When L-SPARK launched two years ago, the goal was to support early stage SaaS businesses looking to scale their companies. Until that time, the only option was to go to US-based accelerators.
To complete its goal, L-SPARK used a two-pronged approach by offering two programs: an incubator program targeting extremely early stage companies that were just developing their product-market fit, and a separate accelerator program for more developed companies with revenue and customers that were looking to expand globally. Over the past two years, L-SPARK has accelerated 19 SaaS companies, some who have gone on to grow revenues between $7,000 to $100,000 MRR. With this success, the team asked itself if anything needed to change to continue fulfilling its mission of scaling startups through a high-intensity program.
We partner companies with entrepreneurs who have been there and done that in a direct and hands-on way. By their example and enthusiasm, they build momentum for the company.

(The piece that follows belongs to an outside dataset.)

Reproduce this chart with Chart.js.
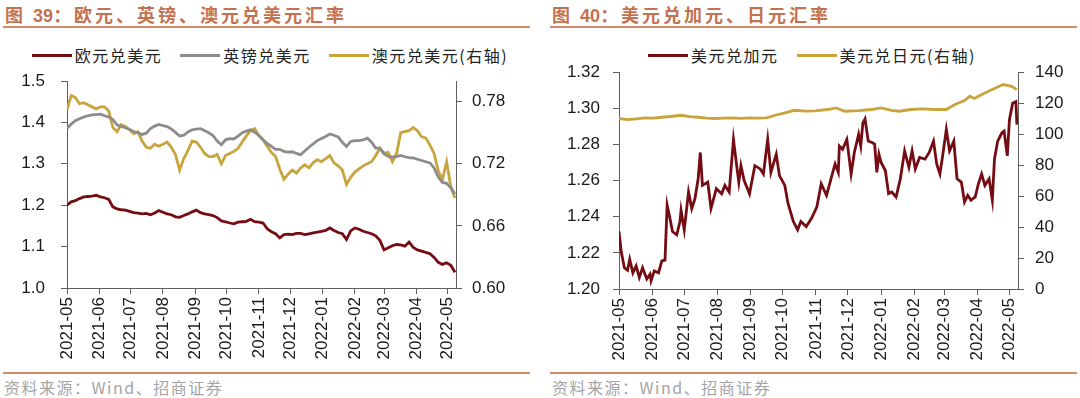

“The word incubator and accelerator had so many meanings to so many people that it lost any real value, and saying that you are going to join an incubator really was not sufficient to describe what we were doing,” said L-SPARK executive director Leo Lax. “We actually accelerate a company in its stages of development. Compared to ideation, when someone has an idea and they’re exploring what the idea is about or what team they need, and it’s all about the early, early stages of putting something together, we’re more about ‘you got something, we think this is good, we’ll accelerate it and put it on a commercial platform.'”
L-SPARK has now transitioned to operate exclusively as an accelerator with the collective goal to help SaaS companies generate 10x revenue growth. The accelerator will operate two programs: its four-month Foundation program, which helps early stage companies with a product to establish go to market fit, capture early adopters, and develop an action plan with a mentor; and its nine-month Scale program, which will help companies execute on repeatable sales processes, start the process of building a board of directors, and building a plan for aggressive customer growth.
Lax said it’s more of a restructuring of message rather than a change in program delivery, emphasizing its ultimate goal of helping companies grow revenue by working closely with a mentor to execute on tailored action plans; in both of its programs formerly known as incubator and accelerator, L-SPARK was focused on rapid acceleration over ideation.
Rather than take a bottom-up approac, where an accelerator works with a startup to figure out how to improve their current process, Lax said that L-SPARK takes a top-down approach where they set a goal for companies — such as reaching $40,000 MRR a month by the end of the program — and coach them through reaching it.
“Sometimes we say this to founders and they think we’re smoking dope,” Lax jokes. “But because of the way we do things, we believe we can get it done. We partner companies with entrepreneurs who have been there and done that in a direct and hands-on way. During that period, embedded mentors not only provide advice, they get things done. By their example and enthusiasm, they build momentum for the company.”
Lax said that in the SaaS industry, the concept of momentum is especially important. “In our market, it’s all about momentum and how rapidly you can grow and acquire customers and turn them into revenue-generating opportunities,” he said. “The SaaS business is all about building an engine that can grow rapidly over a large period of time. And growth is a large opportunity for businesses to become global and sustainable.”
Unlike many accelerators, L-SPARK won’t take equity up-front. If a company raises money during the program, and up to 12 months post-graduation, L-SPARK will receive equity in the company calculated as 5 percent of the total size of the investment rounds converted into equity.
Applications are now open for its winter 2017 Foundation program.